An Introduction to Durham

Durham, a cathedral city with a fine Norman Castle, dating from 1073 (currently a college of Durham University and the oldest student accommodation in the world) is fortified by a tight loop of the River Wear. Bill Bryson, in Notes from a Small Island said of the place, "Why, it's a perfect little city. If you have never been to Durham, go there at once. Take my car. It's wonderful." 

Things to do in Durham

Durham Cathedral, a world heritage site, is the shire of St. Cuthbert and regarded as one of the best examples of Norman architecture along with Durham Castle. The university hosts the Oriental Museum. The DLI Museum and Gallery tells 200 years of regimental history.
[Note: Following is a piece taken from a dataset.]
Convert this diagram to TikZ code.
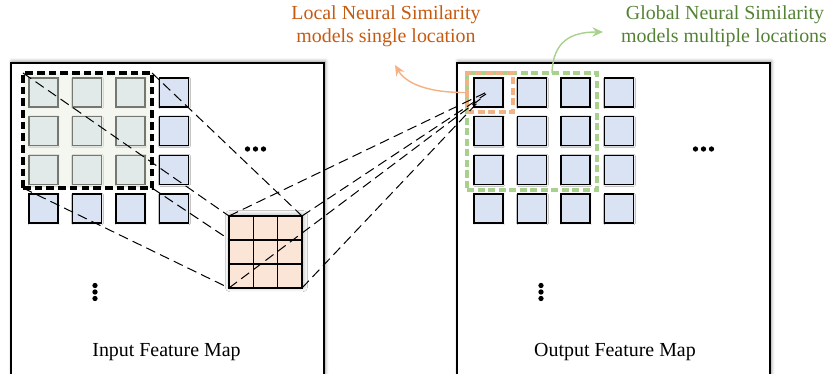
\documentclass[tikz,border=0pt]{standalone}
\usepackage{fontspec}
\setmainfont{Liberation Serif}
\usetikzlibrary{shadows.blur,arrows.meta}
\definecolor{sqfill}{HTML}{DAE3F3}
\definecolor{kfill}{HTML}{FBE5D6}
\definecolor{hlfill}{HTML}{EBF1E1}
\definecolor{obox}{HTML}{F4B183}
\definecolor{gbox}{HTML}{A9D18E}
\definecolor{otext}{HTML}{C55A11}
\definecolor{gtext}{HTML}{548235}
\tikzset{
  panel/.style={draw=black, line width=1.3pt, fill=white, blur shadow={shadow xshift=1.2pt, shadow yshift=1.2pt, shadow blur radius=3pt, shadow opacity=45}},
  sq/.style={draw=black, line width=1.2pt, fill=sqfill, minimum width=29*0.03cm, minimum height=29*0.03cm, inner sep=0pt, outer sep=0pt, blur shadow={shadow xshift=0.4pt, shadow yshift=-0.4pt, shadow blur radius=1.2pt, shadow opacity=25}},
  hlbox/.style={draw=black, line width=2.6pt, dash pattern=on 6.5pt off 3.5pt, fill=hlfill, fill opacity=0.5, draw opacity=1, inner sep=0pt, outer sep=0pt},
  kbox/.style={draw=black, line width=1.3pt, fill=kfill, inner sep=0pt, outer sep=0pt, blur shadow={shadow xshift=0.8pt, shadow yshift=0.8pt, shadow blur radius=4pt, shadow opacity=35, shadow blur steps=12}},
  conn/.style={black, line width=0.85pt, dash pattern=on 8.5pt off 4.5pt},
  selbox/.style={line width=3pt, dash pattern=on 6pt off 3pt, inner sep=0pt, outer sep=0pt},
  lbl/.style={font=\fontsize{17}{19.6}\selectfont, inner sep=0pt, anchor=base},
  dot/.style={circle, fill=black, inner sep=0pt, minimum size=4.5pt},
  curv/.style={line width=1.2pt, -{Stealth[length=9pt, width=8pt]}},
}
\begin{document}
\begin{tikzpicture}[x=0.03cm, y=-0.03cm]
\useasboundingbox (0,0) rectangle (832,374);
% panels
\node[panel, minimum width=313*0.03cm, minimum height=320*0.03cm, inner sep=0pt, anchor=north west] (pin) at (10,62) {};
\node[panel, minimum width=313*0.03cm, minimum height=320*0.03cm, inner sep=0pt, anchor=north west] (pout) at (456,62) {};
% squares
\foreach \r/\y in {1/92.5,2/131.2,3/169.9,4/208.6}{
  \foreach \c/\x in {1/43.5,2/87,3/130.5,4/174}{
    \node[sq] (i\r\c) at (\x,\y) {};
    \node[sq] (o\r\c) at (\x+445,\y) {};
  }
}
% highlight box
\node[hlbox, minimum width=129*0.03cm, minimum height=115*0.03cm] (hl) at (87.5,130.5) {};
% ellipses
\node[dot] (ih1) at (247.5,149) {};
\node[dot] (ih2) at (255.5,149) {};
\node[dot] (ih3) at (263.5,149) {};
\node[dot] (iv1) at (95,285.5) {};
\node[dot] (iv2) at (95,292) {};
\node[dot] (iv3) at (95,298.5) {};
\node[dot] (oh1) at (695.5,149) {};
\node[dot] (oh2) at (703.5,149) {};
\node[dot] (oh3) at (711.5,149) {};
\node[dot] (ov1) at (541,285.5) {};
\node[dot] (ov2) at (541,292) {};
\node[dot] (ov3) at (541,298.5) {};
% connectors from highlight box to kernel
\coordinate (kTL) at (229,216);
\coordinate (kTR) at (302,216);
\coordinate (kBL) at (229,288);
\coordinate (kBR) at (302,288);
\draw[conn] (hl.north west) -- (kTL);
\draw[conn] (hl.north east) -- (kTR);
\draw[conn] (hl.south west) -- (kBL);
\draw[conn] (hl.south east) -- (kBR);
% kernel
\node[kbox, minimum width=73*0.03cm, minimum height=72*0.03cm] (kern) at (265.5,252) {};
\draw[line width=1.3pt] (kern.north west) ++(24.33,0) -- ++(0,72);
\draw[line width=1.3pt] (kern.north west) ++(48.67,0) -- ++(0,72);
\draw[line width=1.3pt] (kern.north west) ++(0,24) -- ++(73,0);
\draw[line width=1.3pt] (kern.north west) ++(0,48) -- ++(73,0);
\draw[line width=1.3pt] (kern.north west) rectangle (kern.south east);
% selection boxes
\node[selbox, draw=gbox, minimum width=130*0.03cm, minimum height=117*0.03cm, anchor=north west] (gsel) at (467,73) {};
\node[selbox, draw=obox, minimum width=46*0.03cm, minimum height=39*0.03cm, anchor=north west] (osel) at (467,73) {};
% connectors from kernel to output
\coordinate (e1) at (489,91);
\coordinate (e2) at (486,94);
\coordinate (e3) at (483,97);
\coordinate (e4) at (480,100);
\draw[conn] (kern.north west) -- (e1);
\draw[conn] (kern.north east) -- (e2);
\draw[conn] (kern.south west) -- (e3);
\draw[conn] (kern.south east) -- (e4);
% labels
\node[lbl, text=otext] (loc1) at (386,20) {Local Neural Similarity};
\node[lbl, text=otext] (loc2) at (386,43) {models single location};
\node[lbl, text=gtext] (glo1) at (725,20) {Global Neural Similarity};
\node[lbl, text=gtext] (glo2) at (724,43) {models multiple locations};
\node[lbl] (tin) at (166.5,357) {Input Feature Map};
\node[lbl] (tout) at (615,357) {Output Feature Map};
% curved arrows
\coordinate (oa) at (395,65);
\coordinate (ga) at (603,32);
\draw[curv, obox] (osel.west) .. controls (425,93) and (405,82) .. (oa);
\draw[curv, gbox] ([xshift=85*0.03cm]gsel.north west) .. controls (553,42) and (570,32) .. (ga);
\end{tikzpicture}
\end{document}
Crook Hall and Gardens are free and Killhope Lead Mining Museum is attractive to all ages with 4 working water wheels in this victorian mine.

Getting to Durham

By Car 

Durham is served by the A1/A1(M) motorway which provides, fast, easy access from the South, it takes over four hours to travel from London. From the North the A1 coastal route or the A68 cross-country 'holiday route' through Northumberland and Border country. From the West, the A66 provides a scenic cross-Pennine route from the Lake District and M6 motorway.

By Coach and Bus 

There are several National Express coach services daily to Durham from London and other major centres.  Within the city Arriva runs most of the services.

By Train 

There are around 16 main line services to Durham from London, covering the journey in about 3 hours. Trains also run from most other parts of Britain. 

By Air 

Durham is easily accessible from Newcastle and Durham Tees Valley Airports, both served by regular domestic and international flights.